How do I edit thee?
Let me count the ways.
I edit thee for obvious responsiveness, aligning the sections with the questions: the same numbering, headings, and order.
I edit thee for organization within each section, keeping like topics together and imposing some sort of defensible order on a stream-of-consciousness input.
I edit thee for clarity, ensuring that the same concept in different sections uses the same words.
I edit thee for macro consistency, ensuring that content in different sections tells the same story.
I edit thee for micro consistency, enforcing arbitrary standards on acronym use, capitalization, spelling, units of measurement, and an entire flock of factoids.
I edit thee for readability:
- Breaking down long sentences
- Breaking apart long paragraphs
- Using simpler words
- Adding bullets and graphics
I edit thee for style, smoothing the idiosyncracies that different writers and technical/business specialties exhibit.
I edit thee for marketing impact, putting the benefit first: in each section, in each paragraph, in each sentence.
I edit thee for length, finding shorter ways to say almost everything.
I edit thee for typos and grammatical errors, driving out basic mistakes.

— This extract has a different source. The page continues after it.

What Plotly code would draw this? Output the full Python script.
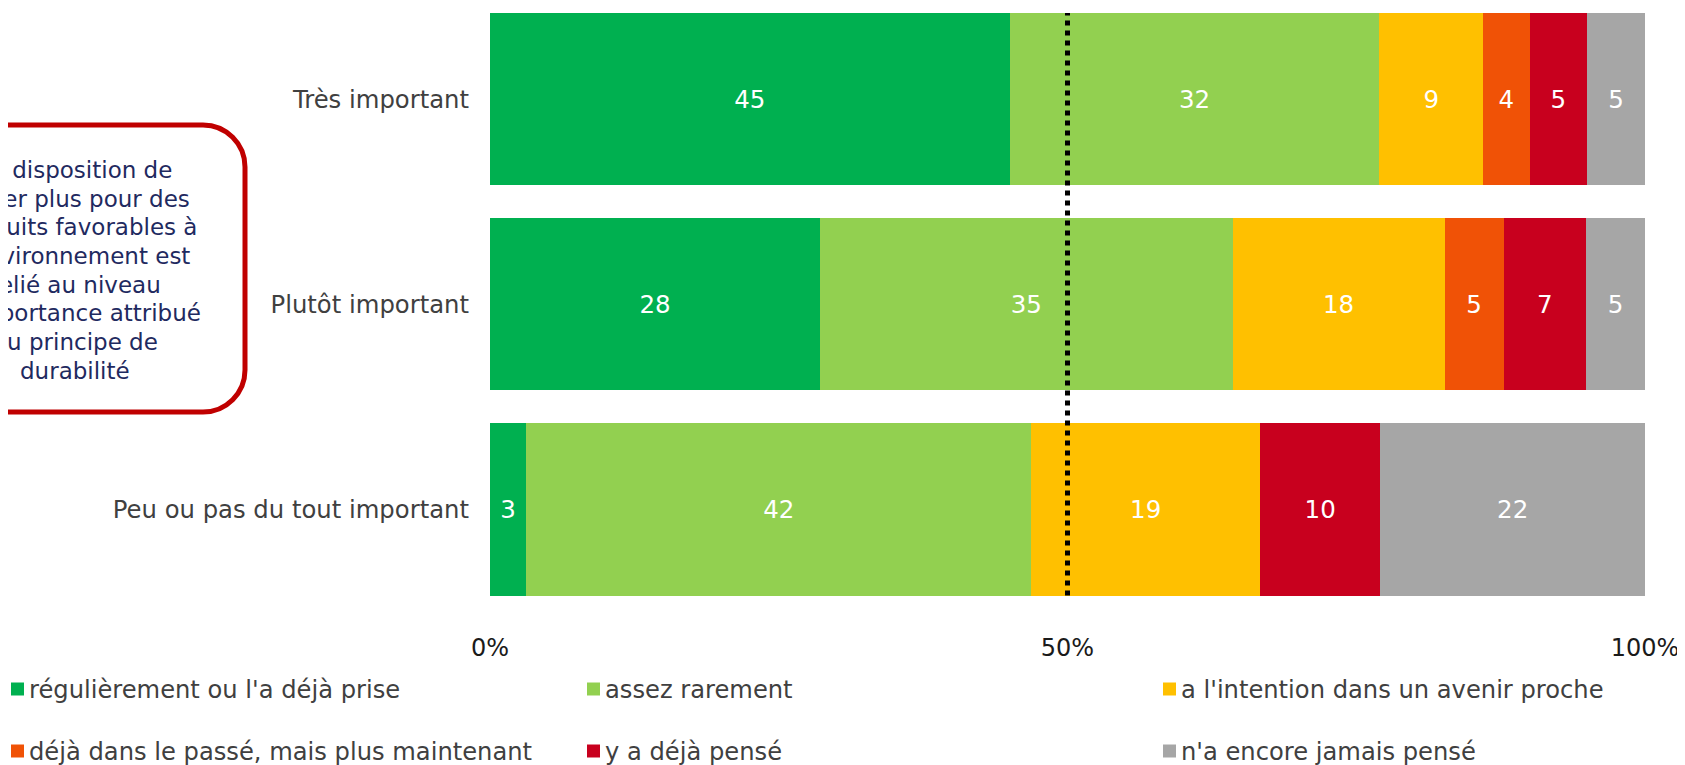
import plotly.graph_objects as go

# ---------------- data ----------------
categories = ["Peu ou pas du tout important", "Plutôt important", "Très important"]

series_names = [
    "régulièrement ou l'a déjà prise",
    "assez rarement",
    "a l'intention dans un avenir proche",
    "déjà dans le passé, mais plus maintenant",
    "y a déjà pensé",
    "n'a encore jamais pensé",
]
regulierement = [3, 28, 45]
assez_rarement = [42, 35, 32]
intention = [19, 18, 9]
passe = [0, 5, 4]
deja_pense = [10, 7, 5]
jamais_pense = [22, 5, 5]
series_values = [regulierement, assez_rarement, intention, passe, deja_pense, jamais_pense]

series_colors = ["#00B050", "#92D050", "#FFC000", "#F05206", "#C8001E", "#A6A6A6"]

x_tickvals = [0, 50, 100]
x_ticktext = ["0%", "50%", "100%"]
reference_line = 50

box_lines = [
    "La disposition de",
    "payer plus pour des",
    "produits favorables à",
    "l'environnement est",
    "relié au niveau",
    "d'importance attribué",
    "au principe de",
    "durabilité",
]

# ---------------- layout geometry (pixels, figure coordinates) ----------------
W, H = 1685, 765
ML, MR, MT, MB = 482, 48, 0, 161
PW, PH = W - ML - MR, H - MT - MB
FONT = "DejaVu Sans"

fig = go.Figure()
for i, (name, vals, col) in enumerate(zip(series_names, series_values, series_colors)):
    fig.add_trace(go.Bar(
        y=categories,
        x=vals,
        name=name,
        orientation="h",
        marker=dict(color=col, line=dict(width=0)),
        text=[str(v) if v else "" for v in vals],
        texttemplate="%{text}",
        textposition="inside",
        insidetextanchor="middle",
        textangle=0,
        constraintext="none",
        textfont=dict(family=FONT, size=24.5, color="white"),
        showlegend=False,
        hoverinfo="skip",
    ))

bargap = 0.16
half = (1 - bargap) / 2

fig.update_layout(
    width=W, height=H,
    margin=dict(l=ML, r=MR, t=MT, b=MB, pad=0, autoexpand=False),
    barmode="stack",
    barnorm="percent",
    bargap=bargap,
    plot_bgcolor="white",
    paper_bgcolor="white",
    font=dict(family=FONT),
    showlegend=False,
    xaxis=dict(
        range=[0, 100],
        tickvals=x_tickvals,
        ticktext=x_ticktext,
        showgrid=False, zeroline=False, showline=False,
        ticks="",
        ticklabelstandoff=19,
        tickfont=dict(family=FONT, size=24, color="#1a1a1a"),
        automargin=False,
        fixedrange=True,
    ),
    yaxis=dict(
        type="category",
        categoryorder="array",
        categoryarray=categories,
        range=[-0.5, 2.444],
        showgrid=False, zeroline=False, showline=False,
        ticks="",
        ticklabelstandoff=20,
        tickfont=dict(family=FONT, size=24.3, color="#404040"),
        automargin=False,
        fixedrange=True,
    ),
)

def px_to_paper_x(px):
    return (px - ML) / PW

def px_to_paper_y(py):
    return 1 - (py - MT) / PH

# dotted 50% reference line
fig.add_shape(
    type="line", xref="x", yref="y",
    x0=reference_line, x1=reference_line,
    y0=-half, y1=len(categories) - 1 + half,
    line=dict(color="black", width=5, dash="dot"),
    layer="above",
)

# legend (2 rows x 3 columns) below the chart
legend_cols_px = [3, 579, 1155]
legend_rows_px = [681, 743]
sq = 13
for i, (name, col) in enumerate(zip(series_names, series_colors)):
    lx = legend_cols_px[i % 3]
    ly = legend_rows_px[i // 3]
    fig.add_shape(
        type="rect", xref="paper", yref="paper",
        x0=px_to_paper_x(lx), x1=px_to_paper_x(lx + sq),
        y0=px_to_paper_y(ly - sq / 2), y1=px_to_paper_y(ly + sq / 2),
        fillcolor=col, line=dict(width=0), layer="above",
    )
    fig.add_annotation(
        xref="paper", yref="paper",
        x=px_to_paper_x(lx + sq + 3), y=px_to_paper_y(ly + 1),
        xanchor="left", yanchor="middle",
        text=name, showarrow=False, align="left",
        font=dict(family=FONT, size=24.2, color="#404040"),
    )

# rounded text box (partly outside the page on the left)
bx0, bx1, by0, by1, r = -93, 237, 117, 404, 42
k = 0.5523 * r
def P(x, y):
    return f"{px_to_paper_x(x):.5f},{px_to_paper_y(y):.5f}"

path = (
    f"M{P(bx0 + r, by0)} L{P(bx1 - r, by0)} "
    f"C{P(bx1 - r + k, by0)} {P(bx1, by0 + r - k)} {P(bx1, by0 + r)} "
    f"L{P(bx1, by1 - r)} "
    f"C{P(bx1, by1 - r + k)} {P(bx1 - r + k, by1)} {P(bx1 - r, by1)} "
    f"L{P(bx0 + r, by1)} "
    f"C{P(bx0 + r - k, by1)} {P(bx0, by1 - r + k)} {P(bx0, by1 - r)} "
    f"L{P(bx0, by0 + r)} "
    f"C{P(bx0, by0 + r - k)} {P(bx0 + r - k, by0)} {P(bx0 + r, by0)} Z"
)
fig.add_shape(
    type="path", xref="paper", yref="paper", path=path,
    line=dict(color="#C00000", width=5), fillcolor="white", layer="above",
)

text_cx = 67.5
first_line_y, line_step = 162, 28.7
for j, line in enumerate(box_lines):
    fig.add_annotation(
        xref="paper", yref="paper",
        x=px_to_paper_x(text_cx), y=px_to_paper_y(first_line_y + j * line_step),
        xanchor="center", yanchor="middle",
        text=line,
        showarrow=False, align="center",
        font=dict(family=FONT, size=23, color="#1F2A60"),
    )

fig.write_html("out.html")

I edit thee in one pass, jumping effortlessly between the biggest picture (solution clarity and consistency), the big picture (marketing impact), the slightly smaller picture (style consistency), the tiniest of tiny pictures (standardizing spaces around slashes), and all the pictures in-between.
Jumping from one conceptual level to another, from one level of abstraction to another, from one level of detail to another, is work. Hard work. Tiring work. Prone-to-error work.
The longer I do this work, the more I’m inclined to break editing into discrete tasks. First, structure and numbering. Second, readability and length. Third, clarity. Fourth, consistency and style. Fifth, length and graphics.
One person can do it all, or a few editors can tag-team a document, with one cleaning up the obvious messes and the other reading for meaning. Successive passes can deliver a higher-quality product faster than a single pass, and with less wear-and-tear on the editor(s).
Pick one focus at a time (OK, or two – this *is* Proposal Land and some parallel processing is expected). Complete it (or them). And repeat.